Mr. Merzbacher quit in 1979.

For the next 14 years, Elizabeth Murphy, Mr. Merzbacher’s student from 1972 to 1975, would report her own abuse to church officials, including Ms. Weisman, on at least four separate occasions. It’s only after she reached out to a lawyer in 1993 that prosecutors were notified.

Mr. Merzbacher was ultimately charged with more than 100 crimes, accused of raping and sodomizing students and forcing them to have sex with one another under threat of death from the gun he frequently flashed; he was convicted of rape and sexual abuse in the first, and therefore only, case against him to go to trial: Ms.

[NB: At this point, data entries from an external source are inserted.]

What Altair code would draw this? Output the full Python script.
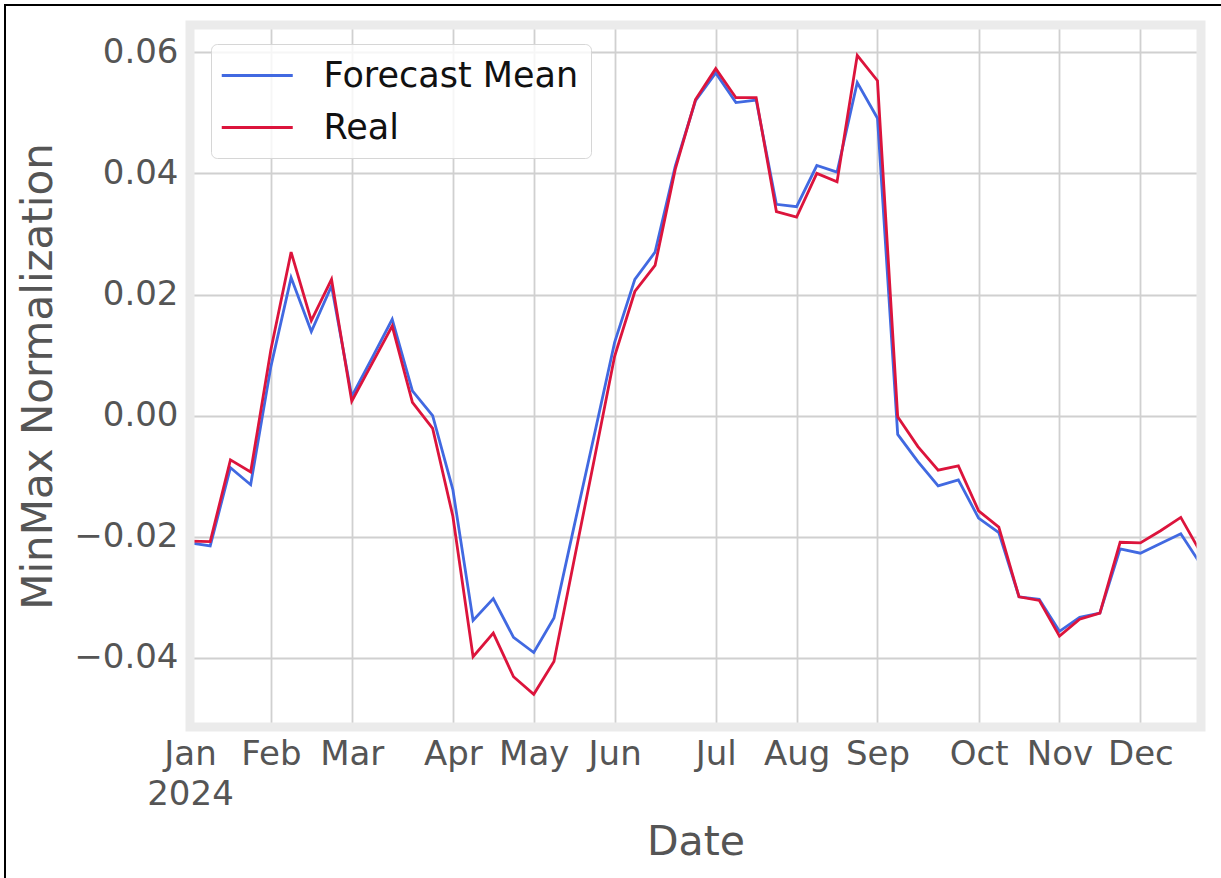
import altair as alt
import pandas as pd

# Weekly periods (week ending Sunday) through 2024
weeks = pd.date_range("2024-01-07", periods=51, freq="7D").strftime("%Y-%m-%d").tolist()

forecast_mean = [
    -0.0210, -0.0215, -0.0086, -0.0114, 0.0081, 0.0228, 0.0139, 0.0214, 0.0032, 0.0095,
    0.0159, 0.0041, 0.0000, -0.0122, -0.0338, -0.0302, -0.0366, -0.0391, -0.0334, -0.0182,
    -0.0031, 0.0121, 0.0225, 0.0270, 0.0412, 0.0520, 0.0566, 0.0517, 0.0521, 0.0349,
    0.0345, 0.0413, 0.0402, 0.0550, 0.0491, -0.0031, -0.0076, -0.0116, -0.0106, -0.0169,
    -0.0193, -0.0299, -0.0303, -0.0356, -0.0333, -0.0326, -0.0220, -0.0227, -0.0211, -0.0195,
    -0.0246,
]
real = [
    -0.0207, -0.0208, -0.0073, -0.0093, 0.0109, 0.0270, 0.0157, 0.0225, 0.0024, 0.0086,
    0.0148, 0.0022, -0.0021, -0.0166, -0.0398, -0.0359, -0.0431, -0.0460, -0.0406, -0.0238,
    -0.0071, 0.0098, 0.0205, 0.0248, 0.0407, 0.0522, 0.0573, 0.0525, 0.0525, 0.0337,
    0.0328, 0.0400, 0.0386, 0.0595, 0.0553, -0.0002, -0.0051, -0.0090, -0.0083, -0.0157,
    -0.0184, -0.0299, -0.0305, -0.0364, -0.0336, -0.0326, -0.0209, -0.0210, -0.0190, -0.0168,
    -0.0227,
]

series_names = ["Forecast Mean", "Real"]
series_colors = ["#4169E1", "#DC143C"]

# Month ticks sit on the first week ending in each month
month_ticks = [(1, 7), (2, 4), (3, 3), (4, 7), (5, 5), (6, 2), (7, 7), (8, 4), (9, 1), (10, 6), (11, 3), (12, 1)]
y_ticks = [-0.04, -0.02, 0.0, 0.02, 0.04, 0.06]

W, H = 1011, 702

df = pd.DataFrame({
    "Date": weeks * 2,
    "Series": [series_names[0]] * len(weeks) + [series_names[1]] * len(weeks),
    "Value": forecast_mean + real,
})

x_enc = alt.X(
    "Date:T",
    scale=alt.Scale(type="utc", nice=False),
    axis=alt.Axis(
        values=[alt.DateTime(year=2024, month=m, date=d, utc=True) for m, d in month_ticks],
        labelExpr="utcmonth(datum.value) == 0 ? [utcFormat(datum.value, '%b'), utcFormat(datum.value, '%Y')] : utcFormat(datum.value, '%b')",
        labelLineHeight=40,
        labelPadding=10,
        labelOverlap=False,
        labelFlush=False,
        labelAlign="center",
        title="Date",
        titleY=127,
        titleBaseline="alphabetic",
    ),
)
y_enc = alt.Y(
    "Value:Q",
    scale=alt.Scale(domain=[-0.0514, 0.0645], nice=False, zero=False),
    axis=alt.Axis(
        values=y_ticks,
        format=".2f",
        labelPadding=12,
        labelOverlap=False,
        title="MinMax Normalization",
        titleFontSize=42,
        titleAngle=270,
        titleX=-139,
        titleY=H / 2,
        titleAlign="center",
        titleBaseline="alphabetic",
    ),
)

# Legend key: a horizontal stroke twice as wide as the nominal symbol box,
# so the entry height stays close to the label height.
half_len = 35.5
color_enc = alt.Color(
    "Series:N",
    scale=alt.Scale(domain=series_names, range=series_colors),
    legend=alt.Legend(
        orient="none",
        legendX=21,
        legendY=19,
        title=None,
        symbolType="M-2,0H2",
        symbolSize=half_len * half_len,
        symbolStrokeWidth=2.8,
        symbolOffset=14.75,
        labelFont="DejaVu Sans",
        labelFontSize=35,
        labelColor="#111111",
        labelLimit=600,
        labelOffset=46.75,
        padding=12,
        rowPadding=14,
        fillColor="rgba(255,255,255,0.8)",
        strokeColor="#d6d6d6",
        cornerRadius=6,
    ),
)

base = alt.Chart(df).encode(x=x_enc, y=y_enc, color=color_enc)
forecast_line = base.transform_filter(alt.datum.Series == series_names[0]).mark_line(strokeWidth=2.8)
real_line = base.transform_filter(alt.datum.Series == series_names[1]).mark_line(strokeWidth=2.8)

one_row = alt.Data(values=[{}])
# Thick light-grey frame around the plotting area
frame = alt.Chart(one_row).mark_rect(fillOpacity=0, stroke="#ebebeb", strokeWidth=9).encode(
    x=alt.value(0), x2=alt.value(W), y=alt.value(0), y2=alt.value(H)
)
# Outer figure border
border = alt.Chart(one_row).mark_rect(fillOpacity=0, stroke="black", strokeWidth=2).encode(
    x=alt.value(-185), x2=alt.value(W + 26), y=alt.value(-20), y2=alt.value(H + 200)
)

chart = (
    alt.layer(forecast_line, real_line, frame, border)
    .properties(
        width=W,
        height=H,
        autosize=alt.AutoSizeParams(type="none"),
        padding={"left": 190, "top": 25, "right": 20, "bottom": 151},
        background="white",
    )
    .configure_view(stroke=None)
    .configure_axis(
        domain=False,
        ticks=False,
        tickSize=0,
        grid=True,
        gridColor="#d0d0d0",
        gridWidth=1.8,
        labelFont="DejaVu Sans",
        labelFontSize=34,
        labelColor="#555555",
        titleFont="DejaVu Sans",
        titleFontSize=41,
        titleFontWeight="normal",
        titleColor="#555555",
    )
)

chart.save("out.html", embed_options={"renderer": "svg", "actions": False})
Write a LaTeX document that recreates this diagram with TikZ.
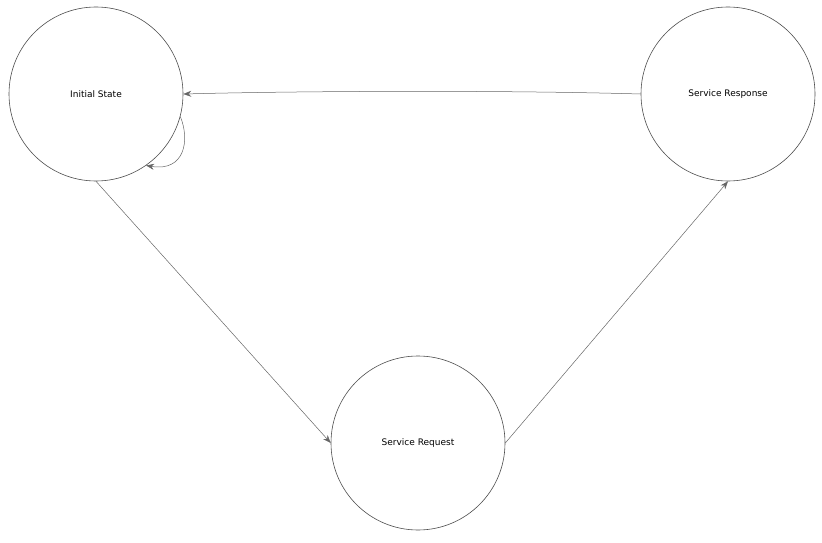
\documentclass[tikz,border=0pt]{standalone}
\usepackage{fontspec}
\setmainfont{DejaVu Sans}
\usetikzlibrary{arrows.meta}
\begin{document}
\begin{tikzpicture}[x=1pt,y=-1pt,
  st/.style={circle,draw=black!70,line width=0.6pt,minimum size=174pt,inner sep=0pt,font=\fontsize{9}{11}\selectfont},
  ar/.style={draw=black!60,line width=0.5pt,-{Stealth[length=8pt,width=6pt]}}]
\useasboundingbox (0,0) rectangle (822,543);
\node[st] (init) at (96,94) {Initial State};
\node[st] (resp) at (728,94) {Service Response};
\node[st] (req) at (418,443) {Service Request};
\draw[ar] (init.-90) -- (req.180);
\draw[ar] (req.0) -- (resp.-90);
\draw[ar] (resp.180) .. controls (500,90) and (300,91) .. (init.0);
\draw[ar] (init.-15) .. controls (190,140) and (185,172) .. (init.-55);
\end{tikzpicture}
\end{document}
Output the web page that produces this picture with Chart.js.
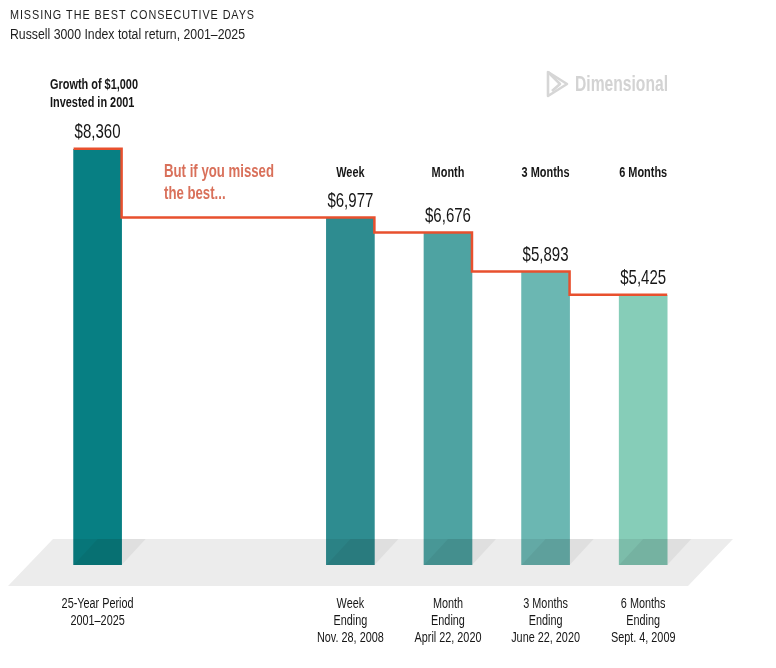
<!DOCTYPE html>
<html>
<head>
<meta charset="utf-8">
<script src="https://cdn.jsdelivr.net/npm/chart.js@4.4.1/dist/chart.umd.min.js"></script>
<style>
  html, body { margin: 0; padding: 0; background: #ffffff; }
  #wrap { position: relative; width: 776px; height: 668px; }
</style>
</head>
<body>
<div id="wrap"><canvas id="c"></canvas></div>
<script>
// ---------------- DATA ----------------
const categories = ['25-Year Period', 'Week', 'Month', '3 Months', '6 Months'];
const values = [8360, 6977, 6676, 5893, 5425];
const headerLabels = [['Growth of $1,000', 'Invested in 2001'], ['Week'], ['Month'], ['3 Months'], ['6 Months']];
const bottomLabels = [
  ['25-Year Period', '2001–2025'],
  ['Week', 'Ending', 'Nov. 28, 2008'],
  ['Month', 'Ending', 'April 22, 2020'],
  ['3 Months', 'Ending', 'June 22, 2020'],
  ['6 Months', 'Ending', 'Sept. 4, 2009']
];
const titleText = 'MISSING THE BEST CONSECUTIVE DAYS';
const subtitleText = 'Russell 3000 Index total return, 2001–2025';
const calloutLines = ['But if you missed', 'the best...'];
const logoText = 'Dimensional';

// ---------------- STYLE / LAYOUT ----------------
const barColors = ['#077f83', '#2e8c90', '#4ea3a2', '#6bb7b2', '#86cdb8'];
const GAP = 1.59; // extra slot space between first bar and the rest
const FAM = '"Liberation Sans", Arial, sans-serif';
const TEXT = '#161616';
const LINE_RED = '#e8502e';
const CALLOUT = '#d9705a';

const fmt = v => '$' + v.toLocaleString('en-US');
const slotOf = i => (i === 0 ? 0 : i + GAP);

// text styles: font + horizontal condensing computed from a reference string/width
const styles = {
  title:   { font: '13px ' + FAM, ref: titleText, w: 245, spacing: 1.1, color: '#1e1e1e' },
  sub:     { font: '15.5px ' + FAM, ref: subtitleText, w: 235, color: '#1e1e1e' },
  boldSm:  { font: 'bold 14px ' + FAM, ref: 'Growth of $1,000', w: 88, color: TEXT },
  regSm:   { font: '14px ' + FAM, ref: '25-Year Period', w: 72, color: TEXT },
  value:   { font: '21px ' + FAM, ref: '$6,977', w: 46, color: TEXT },
  callout: { font: 'bold 18px ' + FAM, ref: 'But if you missed', w: 110, color: CALLOUT },
  logo:    { font: 'bold 22px ' + FAM, ref: logoText, w: 93, color: '#d3d3d3' }
};
let scalesReady = false;
function prepStyles(ctx) {
  if (scalesReady) return;
  Object.values(styles).forEach(st => {
    ctx.save();
    ctx.font = st.font;
    if ('letterSpacing' in ctx) ctx.letterSpacing = (st.spacing || 0) + 'px';
    st.sx = st.w / ctx.measureText(st.ref).width;
    ctx.restore();
  });
  scalesReady = true;
}

function txt(ctx, s, x, y, st, align) {
  ctx.save();
  ctx.font = st.font;
  ctx.fillStyle = st.color;
  ctx.textAlign = align || 'left';
  ctx.textBaseline = 'middle';
  if ('letterSpacing' in ctx) ctx.letterSpacing = (st.spacing || 0) + 'px';
  ctx.translate(x, y);
  ctx.scale(st.sx, 1);
  ctx.fillText(s, 0, 0);
  ctx.restore();
}

const floorPlugin = {
  id: 'floorAndStep',
  afterDatasetsDraw(chart) {
    const ctx = chart.ctx;
    const yS = chart.scales.y;
    const base = yS.getPixelForValue(0);
    const fTop = base - 26, fBot = base + 21;
    const slant = fBot - fTop;
    const bars = chart.getDatasetMeta(0).data;
    ctx.save();
    ctx.globalCompositeOperation = 'multiply';
    ctx.fillStyle = '#ececec';
    ctx.beginPath();
    ctx.moveTo(8, fBot);
    ctx.lineTo(8 + slant - 2, fTop);
    ctx.lineTo(733, fTop);
    ctx.lineTo(733 - slant + 2, fBot);
    ctx.closePath();
    ctx.fill();
    ctx.fillStyle = '#f1f1f1';
    const s = base - fTop - 2;
    bars.forEach(b => {
      const l = b.x - b.width / 2, r = b.x + b.width / 2;
      ctx.beginPath();
      ctx.moveTo(l, base);
      ctx.lineTo(r, base);
      ctx.lineTo(r + s, fTop);
      ctx.lineTo(l + s, fTop);
      ctx.closePath();
      ctx.fill();
    });
    ctx.restore();

    ctx.save();
    ctx.strokeStyle = LINE_RED;
    ctx.lineWidth = 2.5;
    ctx.beginPath();
    bars.forEach((b, i) => {
      const l = b.x - b.width / 2, r = b.x + b.width / 2;
      const yy = b.y - 0.5;
      if (i === 0) ctx.moveTo(l, yy);
      else ctx.lineTo(bars[i - 1].x + bars[i - 1].width / 2, yy);
      ctx.lineTo(r, yy);
    });
    ctx.stroke();
    ctx.restore();
  },
  afterDraw(chart) {
    const ctx = chart.ctx;
    prepStyles(ctx);
    const bars = chart.getDatasetMeta(0).data;
    const base = chart.scales.y.getPixelForValue(0);

    txt(ctx, titleText, 10, 15, styles.title, 'left');
    txt(ctx, subtitleText, 10, 35, styles.sub, 'left');

    // logo mark
    ctx.save();
    ctx.strokeStyle = '#d6d6d6';
    ctx.lineWidth = 2.6;
    ctx.lineJoin = 'round';
    ctx.beginPath();
    ctx.moveTo(548, 72); ctx.lineTo(548, 96); ctx.lineTo(567, 84); ctx.closePath();
    ctx.stroke();
    ctx.beginPath();
    ctx.moveTo(548, 72); ctx.lineTo(560, 84); ctx.lineTo(552, 91);
    ctx.stroke();
    ctx.restore();
    txt(ctx, logoText, 575, 85, styles.logo, 'left');

    txt(ctx, calloutLines[0], 164, 172, styles.callout, 'left');
    txt(ctx, calloutLines[1], 164, 194, styles.callout, 'left');

    bars.forEach((b, i) => {
      if (i === 0) {
        txt(ctx, headerLabels[0][0], 50, 85.5, styles.boldSm, 'left');
        txt(ctx, headerLabels[0][1], 50, 103.5, styles.boldSm, 'left');
      } else {
        txt(ctx, headerLabels[i][0], b.x, 173, styles.boldSm, 'center');
      }
      txt(ctx, fmt(values[i]), b.x, b.y - 17, styles.value, 'center');
      bottomLabels[i].forEach((line, k) => {
        txt(ctx, line, b.x, base + 39.5 + k * 16.8, styles.regSm, 'center');
      });
    });
  }
};

new Chart(document.getElementById('c'), {
  type: 'bar',
  data: {
    labels: categories,
    datasets: [{
      label: 'Growth of $1,000',
      data: values.map((v, i) => ({ x: slotOf(i), y: v })),
      backgroundColor: barColors,
      borderWidth: 0,
      barThickness: 48
    }]
  },
  options: {
    responsive: true,
    maintainAspectRatio: false,
    animation: false,
    layout: { padding: { left: 0, right: 44, top: 18, bottom: 103 } },
    scales: {
      x: { type: 'linear', min: -1, max: 6.5, offset: false, display: false, grid: { offset: false } },
      y: { min: 0, max: 11000, display: false }
    },
    plugins: { legend: { display: false }, tooltip: { enabled: false } }
  },
  plugins: [floorPlugin]
});
</script>
</body>
</html>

Murphy’s.

During the 1995 trial, the archdiocese professed to support the named victims and eventually paid most of them in confidential settlements that took away their right to sue certain parties – including Mr. Merzbacher and Ms. Weisman, who continued to work for the archdiocese post trial.

The chair of the archdiocese’s independent review board told me that he and others knew of Ms. Weisman’s alleged role in allowing the abuse to continue “while the trial was going on, but decided that was not the time to take disciplinary action” against her. “And then after that, it just slipped between the cracks.”

She was forced to retire in 2002 and barred from holding “any position within the archdiocese that involves overseeing the safety of children,” a spokesman said.

Yet, somehow, a children’s garden at the Cathedral School was dedicated to her after that.

A children’s garden.

This is the legacy Archbishop Lori inherited.

Drug addiction, depression, self-loathing — that’s what many of Mr. Merzbacher’s students were left with, those who survived, anyway. At least three suffered early, tragic deaths. They lost their childhood and their church.

I hope the archbishop keeps them in the forefront of his mind as the investigation unfolds. The life sentence Mr. Merzbacher is serving is nothing compared to the one they and their families endure.

— Tricia Bishop is The Sun’s deputy editorial page editor.